На отдельном листе она составила список вопросов, которых хотела коснуться в своем письме. Их было не так уж много. К тому же Биттори не собиралась слишком распространяться. К чему такие усилия, если он мне все равно не ответит? И тем не менее эти вопросы вот уже несколько дней держали ее в напряжении, постоянно крутились в голове, вызывали сомнения и не давали спать по ночам. Она решила сразу взять быка за рога. Объяснить, что движет ею вовсе не злоба. Зачем она вообще пишет это письмо? Чтобы во всех подробностях восстановить обстоятельства смерти мужа. Главное – узнать, кто стрелял в Чато. И еще: она готова простить его, но с одним условием. Каким? Чтобы он сам попросил у нее прощения. И речь идет не о требовании, а о просьбе. Биттори вдруг задумалась. Не слишком ли она роняет свое достоинство? Ладно, на это ей начихать. Потом она добавила, что болезнь не позволит ей прожить долго. И сразу же зачеркнула последнюю фразу. Как раз в этот миг у нее случился новый приступ боли. Кошка, видно, что-то почуяла, во всяком случае, сразу проснулась.

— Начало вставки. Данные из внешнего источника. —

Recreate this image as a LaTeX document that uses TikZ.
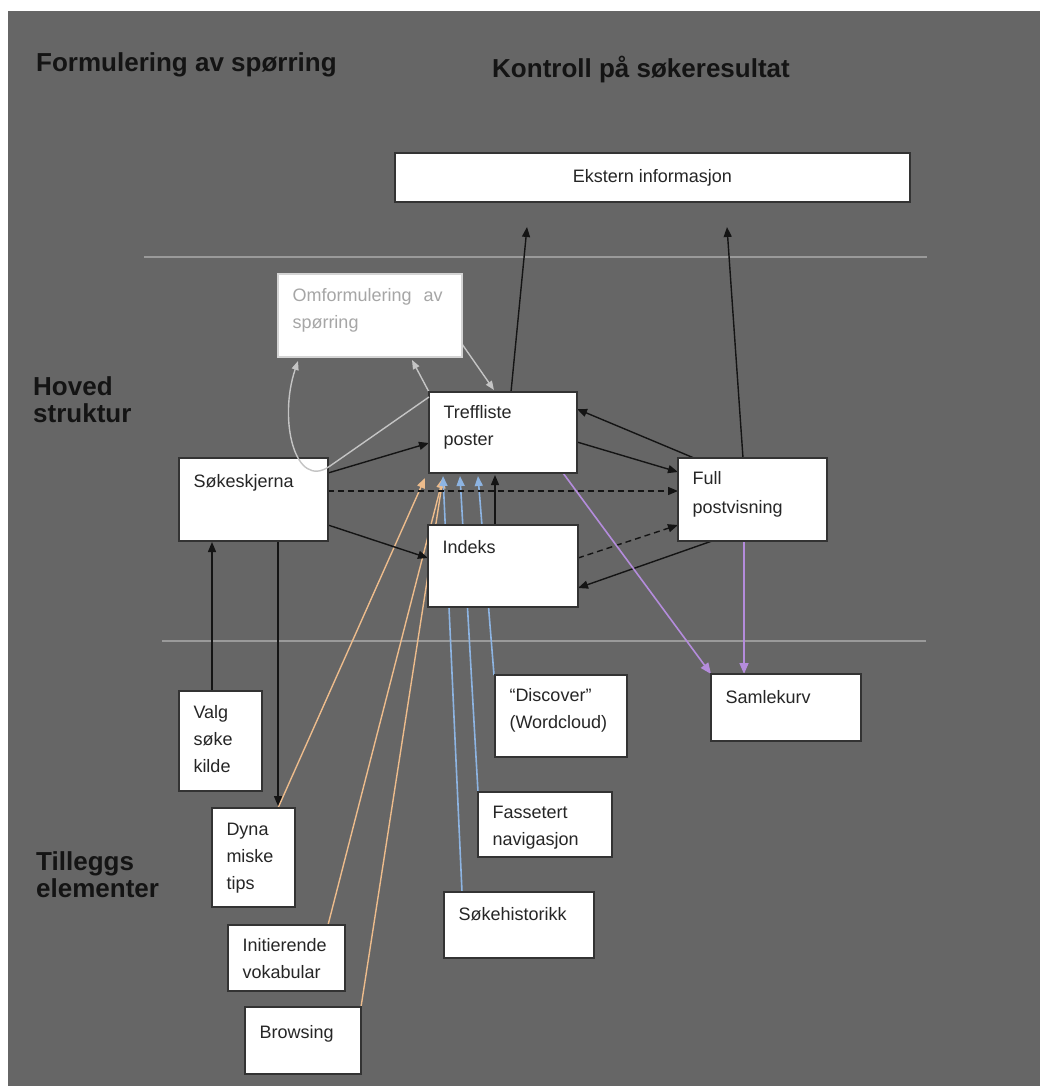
\documentclass[tikz,border=0pt]{standalone}
\usepackage{fontspec}
\setmainfont{Liberation Sans}
\usetikzlibrary{arrows.meta,calc}
\pgfdeclarelayer{back}
\pgfdeclarelayer{links}
\pgfsetlayers{back,links,main}

\definecolor{panel}{HTML}{666666}
\definecolor{sepline}{HTML}{9A9A9A}
\definecolor{boxline}{HTML}{333333}
\definecolor{boxtext}{HTML}{262626}
\definecolor{linkgray}{HTML}{C4C4C4}
\definecolor{omftext}{HTML}{A6A6A6}
\definecolor{omfline}{HTML}{D4D4D4}
\definecolor{tanline}{HTML}{EDBC8C}
\definecolor{skyline}{HTML}{8DB4E2}
\definecolor{lilac}{HTML}{B48CDC}

% #1 width, #2 height, #3 first baseline below the top edge, #4 text
\newcommand\boxtext[4]{\parbox[c][#2pt][t]{#1pt}{\raggedright\leftskip=14.5pt\rule{0pt}{#3pt}#4}}

\tikzset{
  box/.style={draw=boxline, fill=white, line width=1.5pt, inner sep=0pt, outer sep=0pt,
    anchor=north west, text=boxtext, font=\fontsize{18}{27}\selectfont},
  heading/.style={inner sep=0pt, anchor=base west, text=black!92,
    font=\fontsize{26}{27}\selectfont\bfseries},
  tipshape/.style={-{Triangle[length=10pt,width=8pt]}},
  conn/.style={draw=black!92, line width=1.4pt, tipshape},
  dconn/.style={conn, dash pattern=on 6pt off 4pt},
  tanlink/.style={draw=tanline, line width=1.4pt, tipshape},
  skylink/.style={draw=skyline, line width=1.6pt, tipshape},
  lilaclink/.style={draw=lilac, line width=1.6pt, -{Triangle[length=11pt,width=9pt]}},
  graylink/.style={draw=linkgray, line width=1.4pt, -{Triangle[length=9pt,width=7pt]}},
}

\begin{document}
\begin{tikzpicture}[x=1pt, y=-1pt]
\useasboundingbox (0,0) rectangle (1040,1086);

\begin{pgfonlayer}{back}
  \fill[white] (0,0) rectangle (1040,1086);
  \fill[panel] (8,11) rectangle (1040,1086);
  % section separators
  \draw[sepline, line width=2pt] (144,257) -- (927,257);
  \draw[sepline, line width=2pt] (162,641) -- (926,641);
\end{pgfonlayer}

% section headings
\node[heading] (hform) at (36,72) {Formulering av spørring};
\node[heading] (hkontr) at (492,78) {Kontroll på søkeresultat};
\node[heading] (hhoved) at (33,395) {\parbox[t]{200pt}{Hoved\\struktur}};
\node[heading] (htill) at (36,870) {\parbox[t]{200pt}{Tilleggs\\elementer}};

% boxes
\node[box] (ekst) at (395,153) {\parbox[c][49pt][c]{515pt}{\centering Ekstern informasjon}};
\node[box, draw=omfline, text=omftext] (omf) at (278,274)
  {\boxtext{184}{83}{27.5}{Omformulering\hspace{12pt}av\\spørring}};
\node[box] (tref) at (429,392) {\boxtext{148}{81}{26.5}{Treffliste\\poster}};
\node[box] (sok)  at (179,458) {\boxtext{149}{83}{29.5}{Søkeskjerna}};
\node[box] (idx)  at (428,525) {\boxtext{150}{82}{28.5}{Indeks}};
\node[box] (full) at (678,458) {\boxtext{149}{83}{26.5}{Full\\[2pt]postvisning}};
\node[box] (saml) at (711,674) {\boxtext{150}{67}{29.5}{Samlekurv}};
\node[box] (valg) at (179,691) {\boxtext{83}{100}{27.5}{Valg\\søke\\kilde}};
\node[box] (dyna) at (212,808) {\boxtext{83}{99}{27.5}{Dyna\\miske\\tips}};
\node[box] (init) at (228,925) {\boxtext{117}{66}{26.5}{Initierende\\vokabular}};
\node[box] (brow) at (245,1007) {\boxtext{116}{67}{31.5}{Browsing}};
\node[box] (disc) at (495,675) {\boxtext{132}{82}{26.5}{“Discover”\\(Wordcloud)}};
\node[box] (fass) at (478,792) {\boxtext{134}{65}{26.5}{Fassetert\\navigasjon}};
\node[box] (hist) at (444,892) {\boxtext{150}{66}{28.5}{Søkehistorikk}};

\begin{pgfonlayer}{links}
  % supplementary elements feeding the hit list
  \draw[tanlink] ($(dyna.north west)+(66,0)$) -- ($(tref.south west)+(-4,5)$);
  \draw[tanlink] ($(init.north west)+(100,0)$) -- ($(tref.south west)+(14,5)$);
  \draw[tanlink] (brow.north east) -- ($(tref.south west)+(14,5)$);
  \draw[skylink] ($(hist.north west)+(18,0)$) -- ($(tref.south west)+(14,3)$);
  \draw[skylink] (fass.north west) -- ($(tref.south west)+(31,3)$);
  \draw[skylink] ($(disc.north west)+(-1,0)$) -- ($(tref.south west)+(49,3)$);

  % main structure
  \draw[conn] ($(tref.north west)+(82,0)$) -- ($(ekst.south west)+(132,25)$);
  \draw[conn] ($(full.north west)+(65,0)$) -- ($(ekst.south west)+(332,25)$);
  \draw[conn] ($(sok.north east)+(0,15)$) -- ($(tref.north west)+(0,51)$);
  \draw[dconn] ($(sok.north east)+(0,33)$) -- ($(full.north west)+(0,33)$);
  \draw[conn] ($(sok.north east)+(0,67)$) -- ($(idx.north west)+(0,33)$);
  \draw[conn] ($(tref.north east)+(0,50)$) -- ($(full.north west)+(0,14)$);
  \draw[conn] ($(full.north west)+(16,0)$) -- ($(tref.north east)+(0,17)$);
  \draw[dconn] ($(idx.north east)+(0,33)$) -- ($(full.north west)+(0,67)$);
  \draw[conn] ($(full.south west)+(34,0)$) -- ($(idx.north east)+(0,63)$);
  \draw[conn] ($(idx.north west)+(67,0)$) -- ($(tref.south west)+(66,2)$);
  \draw[conn] ($(sok.south west)+(99,0)$) -- ($(dyna.north west)+(66,-2)$);
  \draw[conn] ($(valg.north west)+(33,0)$) -- ($(sok.south west)+(33,1)$);

  % collection basket
  \draw[lilaclink] ($(tref.south west)+(134,0)$) -- (saml.north west);
  \draw[lilaclink] ($(full.south west)+(66,0)$) -- ($(saml.north west)+(33,0)$);

  % query reformulation
  \draw[graylink] (tref.north west) -- ($(omf.south east)+(-50,3)$);
  \draw[graylink] ($(omf.south east)+(0,-13)$) -- ($(tref.north west)+(65,-2)$);
\end{pgfonlayer}

% reformulation loop, drawn over the search form
\draw[graylink] ($(tref.north west)+(0,5)$) -- ($(sok.north east)+(2,8)$)
  .. controls ($(sok.north east)+(-33,33)$) and ($(sok.north east)+(-50,-38)$)
  .. ($(omf.south west)+(20,4)$);
\end{tikzpicture}
\end{document}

“Я уже в таком возрасте, когда вряд ли стоит рассчитывать на долгие годы жизни”. Перечитала. Да, так звучит уместнее. На ее взгляд, скажи она правду, это могло бы показаться слишком грубым давлением. Если я напишу все как есть, он решит, будто я лгу. Еще того хуже: что я хочу разжалобить его. Правду знала только она одна. Даже своим детям ничего не сообщила, хотя вряд ли Шавьер не подозревал, что на самом деле с ней происходит. Иначе почему он так настойчиво отправляет ее на консультацию к онкологу? Нет, лучше сослаться на возраст, это будет выглядеть более нейтрально. Наверняка, прочитав эту фразу, он подумает о своей матери, такой же пожилой, как и Биттори. И смягчится. Естественно, она будет ему очень благодарна, если, прежде чем ее опустят в могилу, он расскажет, при каких обстоятельствах погиб Чато. Ей необходимо это знать, только и всего.